- **Supplied material**:
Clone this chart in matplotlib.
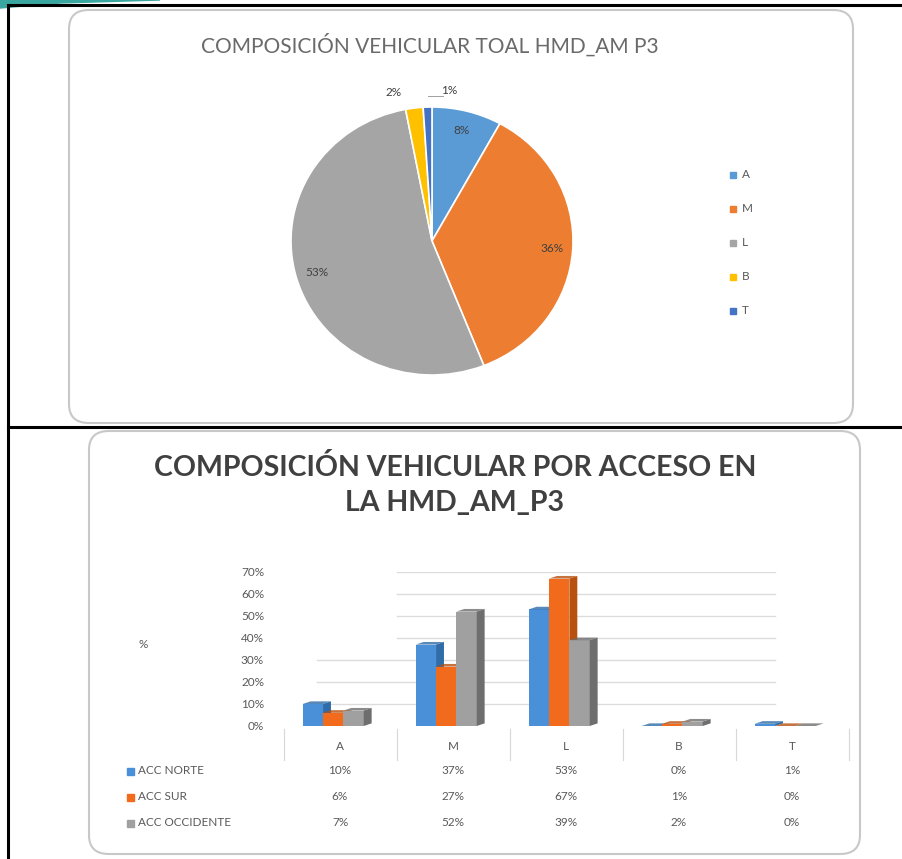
import matplotlib
matplotlib.use("Agg")
import matplotlib.pyplot as plt
import numpy as np
from matplotlib.patches import FancyBboxPatch, Polygon, Rectangle
from matplotlib.lines import Line2D
from matplotlib.transforms import blended_transform_factory

plt.rcParams['font.family'] = ['Lato', 'DejaVu Sans']

# ---------------- data ----------------
categories = ["A", "M", "L", "B", "T"]
pie_values = [8, 36, 53, 2, 1]
pie_title = "COMPOSICIÓN VEHICULAR TOAL HMD_AM P3"

series_names = ["ACC NORTE", "ACC SUR", "ACC OCCIDENTE"]
acc_norte = [0.10, 0.37, 0.53, 0.00, 0.01]
acc_sur = [0.06, 0.27, 0.67, 0.01, 0.00]
acc_occidente = [0.07, 0.52, 0.39, 0.02, 0.00]
bar_title = "COMPOSICIÓN VEHICULAR POR ACCESO EN\nLA HMD_AM_P3"
y_ticks = [0, 0.1, 0.2, 0.3, 0.4, 0.5, 0.6, 0.7]

pie_colors = ["#5B9BD5", "#ED7D31", "#A5A5A5", "#FFC000", "#4472C4"]
bar_colors = ["#4A90D9", "#F26B1D", "#A0A0A0"]
side_colors = ["#2F6CA8", "#B8500F", "#6E6E6E"]

W, H = 902, 859
fig = plt.figure(figsize=(W / 100, H / 100), dpi=100)
fig.patch.set_facecolor("white")

def fx(px):
    return px / W

def fy(py):
    return 1 - py / H

# ---------- decorations: frame, panels ----------
teal = Polygon([[fx(0), fy(0)], [fx(160), fy(0)], [fx(60), fy(3)], [fx(0), fy(8)]],
               closed=True, transform=fig.transFigure, color="#3AA6A0", zorder=-2)
fig.patches.append(teal)
for (x0, y0, x1, y1) in [(8, 5, 902, 5), (8, 427, 902, 427), (8, 5, 8, 859)]:
    fig.add_artist(Line2D([fx(x0), fx(x1)], [fy(y0), fy(y1)], color="black", lw=2.2,
                          transform=fig.transFigure, zorder=-1))

for (x0, y0, x1, y1) in [(69, 10, 853, 423), (89, 431, 860, 854)]:
    box = FancyBboxPatch((fx(x0), fy(y1)), fx(x1) - fx(x0), fy(y0) - fy(y1),
                         boxstyle="round,pad=0,rounding_size=0.022",
                         transform=fig.transFigure, facecolor="white",
                         edgecolor="#C8C8C8", lw=1.5, zorder=-1)
    fig.patches.append(box)

# ---------------- pie ----------------
cx, cy, rx, ry = 432, 241, 141, 134
axp = fig.add_axes([fx(cx - rx), fy(cy + ry), fx(2 * rx), (2 * ry) / H])
wedges, _ = axp.pie(pie_values, colors=pie_colors, startangle=90, counterclock=False,
                    wedgeprops=dict(edgecolor="white", linewidth=1.2))
axp.set_aspect("auto")
axp.set_xlim(-1, 1)
axp.set_ylim(-1, 1)
for i, (wd, v) in enumerate(zip(wedges, pie_values)):
    ang = np.deg2rad((wd.theta1 + wd.theta2) / 2)
    if v >= 5:
        d = 0.85
        axp.text(d * np.cos(ang), d * np.sin(ang), f"{v}%", ha="center", va="center",
                 fontsize=8.5, color="#404040")
    else:
        d = 1.12
        xoff = -0.13 if i == 3 else 0.16
        axp.text(d * np.cos(ang) + xoff, d * np.sin(ang), f"{v}%", ha="center",
                 va="center", fontsize=8.5, color="#404040")
axp.plot([-0.03, 0.08], [1.08, 1.08], color="#A0A0A0", lw=0.7, clip_on=False)

fig.text(fx(430), fy(45), pie_title, ha="center", va="center", fontsize=15,
         color="#6A6A6A")

leg_y = [175, 209, 243, 277, 311]
for lab, col, yy in zip(categories, pie_colors, leg_y):
    fig.patches.append(Rectangle((fx(730), fy(yy + 3)), fx(6), 6 / H, color=col,
                                 transform=fig.transFigure))
    fig.text(fx(742), fy(yy), lab, ha="left", va="center", fontsize=8.5, color="#595959")

# ---------------- bars ----------------
ax_left, ax_right, ax_bottom, ax_top = 283.5, 848.5, 726, 572
ax = fig.add_axes([fx(ax_left), fy(ax_bottom), fx(ax_right - ax_left),
                   (ax_bottom - ax_top) / H])
ax.set_xlim(-0.5, 4.5)
ax.set_ylim(0, 0.7)
x = np.arange(len(categories))
bw = 0.18
series = [acc_norte, acc_sur, acc_occidente]
dxs, dys = 0.07, 0.012
for j, (vals, col, scol) in enumerate(zip(series, bar_colors, side_colors)):
    pos = x + (j - 1) * bw - 0.06
    ax.bar(pos, vals, width=bw, color=col, zorder=3 + j * 0.1, edgecolor="none")
    for p, v in zip(pos, vals):
        xr = p + bw / 2
        side = Polygon([[xr, 0], [xr + dxs, dys], [xr + dxs, v + dys], [xr, v]],
                       closed=True, facecolor=scol, edgecolor="none", zorder=3 + j * 0.1)
        top = Polygon([[xr - bw, v], [xr - bw + dxs, v + dys], [xr + dxs, v + dys], [xr, v]],
                      closed=True, facecolor=scol, alpha=0.8, edgecolor="none",
                      zorder=3 + j * 0.1)
        ax.add_patch(side)
        ax.add_patch(top)

for t in y_ticks[1:]:
    x0g = -0.2 if t <= 0.3 else 0.5
    ax.plot([x0g, 3.85], [t, t], color="#DCDCDC", lw=1, zorder=1)
ax.set_yticks(y_ticks)
ax.set_yticklabels([f"{int(round(t * 100))}%" for t in y_ticks], fontsize=8.5,
                   color="#595959")
ax.set_xticks([])
for s in ax.spines.values():
    s.set_visible(False)
ax.tick_params(axis="y", length=0, pad=14)
ax.patch.set_alpha(0)

fig.text(fx(143), fy(645), "%", ha="center", va="center", fontsize=8.5, color="#595959")

fig.text(fx(455), fy(485), bar_title, ha="center", va="center", fontsize=20.5,
         fontweight="bold", color="#404040", linespacing=1.4)

# ---------------- data table ----------------
tr = blended_transform_factory(ax.transData, fig.transFigure)
header_y = 746
row_y = [771, 797, 823]
for xi in np.arange(-0.5, 5.0, 1.0):
    ax.plot([xi, xi], [fy(729), fy(760)], transform=tr, color="#D8D8D8", lw=0.8,
            clip_on=False)
for xi, c in zip(x, categories):
    fig.text(xi, fy(header_y), c, transform=tr, ha="center", va="center", fontsize=8.5,
             color="#595959")
for name, vals, col, yy in zip(series_names, series, bar_colors, row_y):
    fig.patches.append(Rectangle((fx(127), fy(yy + 3.5)), fx(7), 7 / H, color=col,
                                 transform=fig.transFigure))
    fig.text(fx(138), fy(yy), name, ha="left", va="center", fontsize=8.5, color="#595959")
    for xi, v in zip(x, vals):
        fig.text(xi, fy(yy), f"{int(round(v * 100))}%", transform=tr, ha="center",
                 va="center", fontsize=8.5, color="#595959")

fig.savefig("out.png", dpi=100)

- **What you have to do**: Leave out any pictures and return exactly the lines from the beginning of the data through the line with "return px / W", inclusive.

- **Exercise answer**:
Clone this chart in matplotlib.
import matplotlib
matplotlib.use("Agg")
import matplotlib.pyplot as plt
import numpy as np
from matplotlib.patches import FancyBboxPatch, Polygon, Rectangle
from matplotlib.lines import Line2D
from matplotlib.transforms import blended_transform_factory

plt.rcParams['font.family'] = ['Lato', 'DejaVu Sans']

# ---------------- data ----------------
categories = ["A", "M", "L", "B", "T"]
pie_values = [8, 36, 53, 2, 1]
pie_title = "COMPOSICIÓN VEHICULAR TOAL HMD_AM P3"

series_names = ["ACC NORTE", "ACC SUR", "ACC OCCIDENTE"]
acc_norte = [0.10, 0.37, 0.53, 0.00, 0.01]
acc_sur = [0.06, 0.27, 0.67, 0.01, 0.00]
acc_occidente = [0.07, 0.52, 0.39, 0.02, 0.00]
bar_title = "COMPOSICIÓN VEHICULAR POR ACCESO EN\nLA HMD_AM_P3"
y_ticks = [0, 0.1, 0.2, 0.3, 0.4, 0.5, 0.6, 0.7]

pie_colors = ["#5B9BD5", "#ED7D31", "#A5A5A5", "#FFC000", "#4472C4"]
bar_colors = ["#4A90D9", "#F26B1D", "#A0A0A0"]
side_colors = ["#2F6CA8", "#B8500F", "#6E6E6E"]

W, H = 902, 859
fig = plt.figure(figsize=(W / 100, H / 100), dpi=100)
fig.patch.set_facecolor("white")

def fx(px):
    return px / W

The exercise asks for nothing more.